The History of Valentines Day


The origin of Valentine’s day is a bit of a coin toss; historians just can’t decide what really happened. Some believe that this holiday was used as a cover up for the Pagan holiday Lupercalia, when communities came together to whack women with goat hides in hopes of fertility. But most cite two or three completely different saints, all named Valentine, and martyred around 270 A.D. 

One Valentine legend was based on the opinion that young, unwed, men were better soldiers than those that were married. This was why Emperor Claudius II outlawed marriage for young couples. Valentine couldn’t help but find something wrong with this and continued to marry teenage paramores, or lovers, until he was caught and beheaded by Claudius. There was another Valentine, who also died because of Emperor Claudius, but details on this saint are not extensive. Some believe these two Valentines are the same person. 

Other legends thought Valentine was killed while helping Christains escape brutal Roman prisons. According to one specific stem of this story, Valentine had, despite being imprisoned himself, fallen in love with his jailer’s daughter. From there, he sent the first valentine greeting, signing something along the lines of ‘From your Valentine’, a phrase we still use today! 

Valentine greetings were popular even in the Middle Ages, but written ones didn’t start to come into view until the year 1400 A.D. By the 18th century, it was common for people of all social classes to give and get small gifts and handwritten letters. However, once the 1900s rolled around,  printing technology became popular and handwritten letters for Valentine’s day were a thing of the past. These premade cards made it much simpler for the general public to express themselves, and, because of the cheap postage rates, it made sending Valentine’s Day greetings more popular. 

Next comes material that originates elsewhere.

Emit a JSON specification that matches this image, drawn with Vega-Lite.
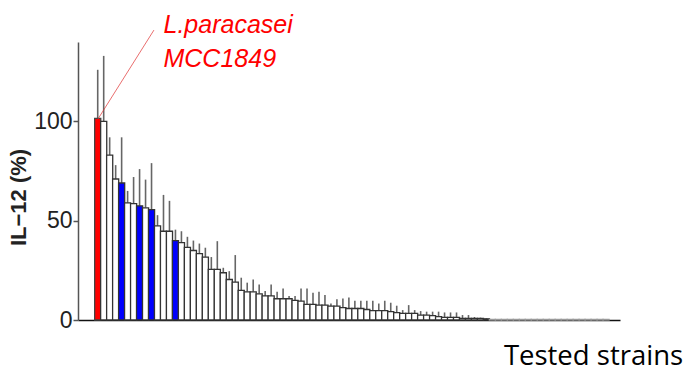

There are many other ways in which this holiday has changed and evolved over the decades. Instead of handmade gifts, there are aisles and aisles of Valentine’s gifts to choose from.

“It’s commercialized so you have to buy big gifts instead of giving a day of appreciation,” said Margarito Rodriguez, manager of local restaurant Puerto Vallarta. “I feel that it’s become more monetizing instead of giving.”

Many couples flock to restaurants on Valentine’s Day to spend time with a loved one. Rodriguez sees many couples dine with him around the middle of February.

“I think [Valentine’s Day] has lost its meaning,” said Beth Clarkson, owner of Checkerberry’s Flowers and Gifts. “It’s kinda sad to say because it’s a total benefit to me, but I think there’s more ‘have to buy’ instead of ‘want to buy.’”

As much as Valentine’s Day is about money, the core values aren’t gone. Christine Sabin, owner of Scoops Homemade Ice Cream, witnesses plenty of dates while on the job. And just like any other holiday, Valentine’s Day brings in some big business. 

“People really just wanna have people think of them, and Valentine’s Day is a day where you can tell them how special they are,” Sabin says. 

While Valentine’s Day is an excellent opportunity to share feelings with someone, the most important thing is to make loved ones know how much they are appreciated–all year long. And it’s important to note that Valentine’s Day is not just for lovers and romantic relationships, but also for different types of love.

“The meaning of Valentine’s day is a day of friendship and relationships and affection,” Rodriguez says. “I send flowers to my wife and my daughter all of the time.”

Regardless of how one spends Valentine’s Day, it is obvious by the many heart candies, plush toys, and heart-shaped chocolates that this day is set aside to celebrate love.

“I think that to express your love is one of the main parts of Valentine’s day,” says Clarkson. “You know, just being able to tell somebody how you feel about them.”